Now that we understand how far away the vehicle is, how long do we have before we should to turn off the high beams?

Figure 3: Distance between observer and oncoming car.

Assumptions:

Let’s assume that the observer is in a car, \(O\), and the other car, \(C\). Both cars are travelling at a constant velocity, \(V_1\) & \(V_2\), towards each other.
Each car is not accelerating. That is: \(\frac{dV_1}{dt} = \frac{dV_2}{dt} = 0\)
We will assume that we need to turn the high beams off when the distance between the two vehicles is \(m\)

The equation:

\[m = v \cdot t\]

Where:

\(m\) - Distance in meters
\(v\) - Velocity in \(\frac{m}{s}\)
\(t\) - Time in seconds

We want to understand how long it will be before the other vehicle will be \(m\) from our vehicle. We can rearrange the equation:

\[t = \frac{m}{v}\]

Observe that both vehicles have 0 acceleration, and we can then treat one vehicle as stationary while the other approaches it at \(v = v_1 + v_2\).

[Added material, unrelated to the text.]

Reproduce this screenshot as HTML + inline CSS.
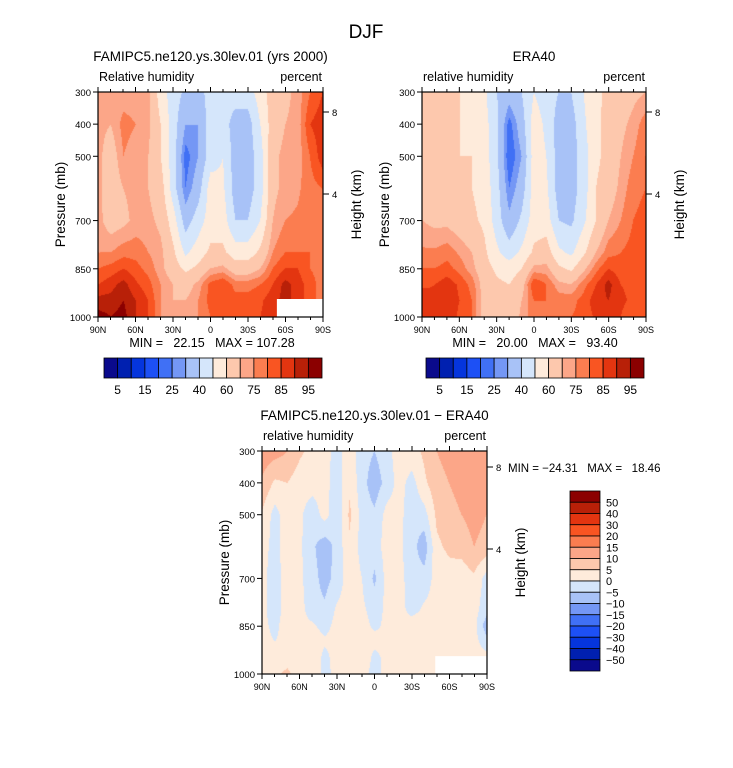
<!DOCTYPE html>
<html><head><meta charset="utf-8"><style>
html,body{margin:0;padding:0;background:#fff;}
#root{position:relative;width:733px;height:768px;overflow:hidden;font-family:"Liberation Sans",sans-serif;}
canvas{position:absolute;}
svg{position:absolute;left:0;top:0;}
text{white-space:pre;}
</style></head><body>
<div id="root">
<canvas id="c1" style="left:98px;top:92px" width="225" height="225"></canvas>
<canvas id="c2" style="left:422px;top:92px" width="224" height="225"></canvas>
<canvas id="c3" style="left:262px;top:451px" width="225" height="223"></canvas>
<svg id="s" width="733" height="768"></svg>
</div>
<script>
// ---- data ----
const latLabels = ["90N","60N","30N","0","30S","60S","90S"];
const pLevels = [300,400,500,600,700,800,850,900,950,1000];
const pTicks = [300,400,500,700,850,1000];
const rhLevels = [5,10,15,20,25,30,40,50,60,70,75,80,85,90,95];
const rhLabels = ["5","15","25","40","60","75","85","95"];
const diffLevels = [-50,-40,-30,-20,-15,-10,-5,0,5,10,15,20,30,40,50];
const diffLabels = ["50","40","30","20","15","10","5","0","\u22125","\u221210","\u221215","\u221220","\u221230","\u221240","\u221250"];
const colors = ["#0a0a8c","#0020b0","#0535dd","#1d50f5","#4070f5","#7497f5","#a8c2f7","#d5e6fb","#feebdb","#fdc8ad","#fca688","#fb7d50","#f95522","#e33510","#b82008","#8b0000"];
const modelRH = [
[72,72,72,72,72,55,45,38,35,45,45,45,45,55,65,68,72,80,85],
[72,70,77,75,72,60,45,30,30,45,45,35,35,50,65,70,72,85,88],
[72,65,75,72,70,60,45,22,30,45,50,35,35,45,68,72,72,80,88],
[72,65,70,72,70,65,45,25,35,55,52,35,35,45,68,72,74,78,80],
[72,66,68,72,72,68,55,35,45,55,55,40,40,50,70,75,76,78,78],
[75,75,78,78,75,72,62,48,55,62,62,55,55,62,75,80,80,80,78],
[80,82,85,82,78,72,65,58,62,70,72,65,65,70,80,85,85,80,78],
[85,88,92,86,82,75,70,66,72,82,85,78,78,80,85,92,88,82,78],
[92,92,95,90,85,75,70,70,75,82,85,82,82,84,88,92,88,82,78],
[97,95,97,90,85,75,70,72,75,80,82,82,84,85,88,90,85,80,78]];
const eraRH = [
[65,62,62,60,58,52,40,35,40,50,45,40,40,50,58,62,65,68,70],
[65,62,62,60,58,54,42,22,35,55,48,35,35,48,58,63,68,72,78],
[65,62,62,60,60,55,42,20,30,55,50,35,35,45,58,63,70,75,80],
[65,64,65,62,60,56,44,25,35,55,52,35,35,45,60,65,72,78,80],
[70,68,68,65,62,58,45,32,42,55,55,40,38,48,60,70,75,80,82],
[76,76,78,74,70,62,52,45,52,62,65,52,48,58,70,78,80,82,82],
[80,80,82,78,72,64,58,55,60,72,72,62,58,68,78,85,82,82,82],
[84,85,88,84,78,66,62,60,66,85,80,72,70,78,85,92,85,84,84],
[88,86,88,85,80,66,62,62,70,80,80,78,78,82,88,90,86,84,84],
[90,88,88,84,80,66,62,62,72,78,80,80,80,82,86,88,85,82,82]];
const diffRH = [
[13,12,10,6,3,2,-2,3,-3,-5,-2,3,3,6,10,12,13,13,13],
[9,4,5,2,2,2,-3,4,-3,-8,-3,2,-2,4,8,10,12,13,13],
[4,-2,3,1,-3,2,-4,6,-2,-4,2,2,-4,-2,6,8,10,12,10],
[2,-2,3,1,-4,-8,-3,4,-2,-2,2,1,-3,-8,4,6,7,10,8],
[1,-2,2,1,-3,-7,-3,3,0,-6,2,2,-3,-3,2,3,2,4,-2],
[1,-2,2,2,-3,-4,1,2,1,-2,1,2,-2,1,2,3,2,2,-3],
[1,-1,2,2,1,-2,2,2,2,-1,1,3,3,4,2,3,2,2,-8],
[1,0,1,2,3,1,2,1,4,2,1,1,4,2,3,4,2,2,-3],
[2,2,3,2,5,-2,3,5,5,-2,2,1,4,3,2,3,2,2,2],
[3,4,6,2,4,-2,2,3,2,-2,2,1,2,3,2,3,2,2,2]];

// ---- contour raster ----
function hex(c){return [parseInt(c.substr(1,2),16),parseInt(c.substr(3,2),16),parseInt(c.substr(5,2),16)];}
const rgb = colors.map(hex);
function drawField(id, grid, levels){
  const cv=document.getElementById(id), ctx=cv.getContext('2d');
  const W=cv.width,H=cv.height, img=ctx.createImageData(W,H);
  const nc=grid[0].length;
  for(let y=0;y<H;y++){
    const p=300+700*y/(H-1);
    let r=0; while(r<pLevels.length-2 && p>pLevels[r+1]) r++;
    const t=(p-pLevels[r])/(pLevels[r+1]-pLevels[r]);
    for(let x=0;x<W;x++){
      const cx=(nc-1)*x/(W-1); let c=Math.min(Math.floor(cx),nc-2); const s=cx-c;
      const v=(grid[r][c]*(1-s)+grid[r][c+1]*s)*(1-t)+(grid[r+1][c]*(1-s)+grid[r+1][c+1]*s)*t;
      let k=0; while(k<levels.length && v>=levels[k]) k++;
      const col=rgb[k], i=(y*W+x)*4;
      img.data[i]=col[0];img.data[i+1]=col[1];img.data[i+2]=col[2];img.data[i+3]=255;
    }
  }
  ctx.putImageData(img,0,0);
}
drawField('c1',modelRH,rhLevels);
drawField('c2',eraRH,rhLevels);
drawField('c3',diffRH,diffLevels);

// ---- svg annotations ----
const S=document.getElementById('s'), NS="http://www.w3.org/2000/svg";
function el(tag,attrs,txt){const e=document.createElementNS(NS,tag);for(const k in attrs)e.setAttribute(k,attrs[k]);if(txt!==undefined)e.textContent=txt;S.appendChild(e);return e;}
function txt(x,y,s,size,anchor,name,rot){
  const a={x:x,y:y,'font-size':size,'text-anchor':anchor||'middle',fill:'#000','font-family':'Liberation Sans, sans-serif'};
  if(rot)a.transform='rotate(-90 '+x+' '+y+')';
  const e=el('text',a,s);
  
  
  return e;
}
function panel(x0,y0,w,h,opt){
  const xs=u=>x0+u*w, ys=p=>y0+(p-300)/700*h;
  if(opt.mask){const m=el('rect',{x:xs(opt.mask[0]),y:ys(opt.mask[1]),width:xs(1)-xs(opt.mask[0]),height:ys(1000)-ys(opt.mask[1]),fill:'#fff'});
    
    }
  const f=el('rect',{x:x0,y:y0,width:w,height:h,fill:'none',stroke:'#000','stroke-width':1.2});
  
  
  for(let i=0;i<=18;i++){
    const x=xs(i/18), L=(i%3==0)?5:3;
    el('line',{x1:x,x2:x,y1:y0+h,y2:y0+h+L,stroke:'#000','stroke-width':1});
    el('line',{x1:x,x2:x,y1:y0,y2:y0-L,stroke:'#000','stroke-width':1});
  }
  latLabels.forEach((l,i)=>txt(xs(i/6),y0+h+16,l,9,'middle','x-tick-label'));
  pTicks.forEach(p=>{el('line',{x1:x0-5,x2:x0,y1:ys(p),y2:ys(p),stroke:'#000'});txt(x0-7,ys(p)+4,String(p),9.5,'end','y-tick-label');});
  opt.hticks.forEach(hh=>{el('line',{x1:x0+w,x2:x0+w+6,y1:hh[1],y2:hh[1],stroke:'#000'});txt(x0+w+9,hh[1]+4,hh[0],9.5,'start','height-tick-label');});
  txt(x0-33,y0+h/2,'Pressure (mb)',13.5,'middle','y-axis-title',true);
  txt(x0+w+38,y0+h/2,'Height (km)',13.5,'middle','height-axis-title',true);
  txt(x0+w/2,y0-31,opt.title,13.5,'middle','panel-title');
  txt(x0+1,y0-11,opt.left,12.5,'start','variable-label');
  txt(x0+w-1,y0-11,'percent',12.5,'end','units-label');
}
txt(366,38,'DJF',19,'middle','figure-title');
panel(98,92,225,225,{name:'model',title:'FAMIPC5.ne120.ys.30lev.01 (yrs 2000)',left:'Relative humidity',hticks:[['8',112],['4',194]],mask:[0.795,944]});
panel(422,92,224,225,{name:'era40',title:'ERA40',left:'relative humidity',hticks:[['8',112],['4',194]]});
panel(262,451,225,223,{name:'diff',title:'FAMIPC5.ne120.ys.30lev.01 \u2212 ERA40',left:'relative humidity',hticks:[['8',467],['4',549]],mask:[0.77,944]});
txt(212,347,'MIN =   22.15   MAX = 107.28',12.5,'middle','model-min-max');
txt(535,347,'MIN =   20.00   MAX =   93.40',12.5,'middle','era40-min-max');
txt(508,472,'MIN = \u221224.31   MAX =   18.46',11.5,'start','diff-min-max');

function hbar(x0,y0,w,h,name){
  const bw=w/16;
  colors.forEach((c,i)=>{const r=el('rect',{x:x0+i*bw,y:y0,width:bw,height:h,fill:c,stroke:'#000','stroke-width':0.8});
    
    });
  rhLabels.forEach((l,i)=>txt(x0+(2*i+1)*bw,y0+h+16,l,12,'middle',name+'-label'));
}
hbar(104,358,218,20,'model-colorbar');
hbar(426,358,218,20,'era40-colorbar');
(function(){
  const x0=570,y0=491,w=30,h=180,bh=h/16;
  for(let i=0;i<16;i++){const r=el('rect',{x:x0,y:y0+i*bh,width:w,height:bh,fill:colors[15-i],stroke:'#000','stroke-width':0.8});
    
    }
  diffLabels.forEach((l,i)=>txt(x0+w+6,y0+(i+1)*bh+4,l,11,'start','diff-colorbar-label'));
})();
</script>
</body></html>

\[\begin{equation} t = \frac{m}{v_1 + v_2} \end{equation}\]

Let:

\(v_1 = 90 \frac{km}{h}\)
\(v_2 = 90 \frac{km}{h}\)
\(m = 500 \, \text{m}\)

d = 2*ureg['m']
theta = 5 * np.pi/10800

D = d/(2*np.tan(theta/2))
print('Distance to see two headlights:')
print(f'D = {D.to('m'):~.1f}')
print(f'D = {D.to('km'):~.1f}')
print()

m = 500*ureg['m']
v1 = 90*ureg['km/h']
v2 = 90*ureg['km/h']

print('Distance to travel before turning off highbeams:')
print(f'{(D - m).to('m'):~.1f}')
print()

t = (D - m)/(v1 + v2)

print('Time to wait before turning off highbeams:')
print(f't = {t.to('s'):~.2f}')

Distance to see two headlights:
D = 1375.1 m
D = 1.4 km

Distance to travel before turning off high beams:
875.1 m

Time to wait before turning off high beams:
t = 17.50 s

Based on the assumptions, the observer should see the oncoming vehicle’s brights resolve to two headlights at about 1.4 km away. The observer should wait about 17 seconds or so before turning off the high beams to make sure that they are turned off at a reasonable distance, 500 m in this case.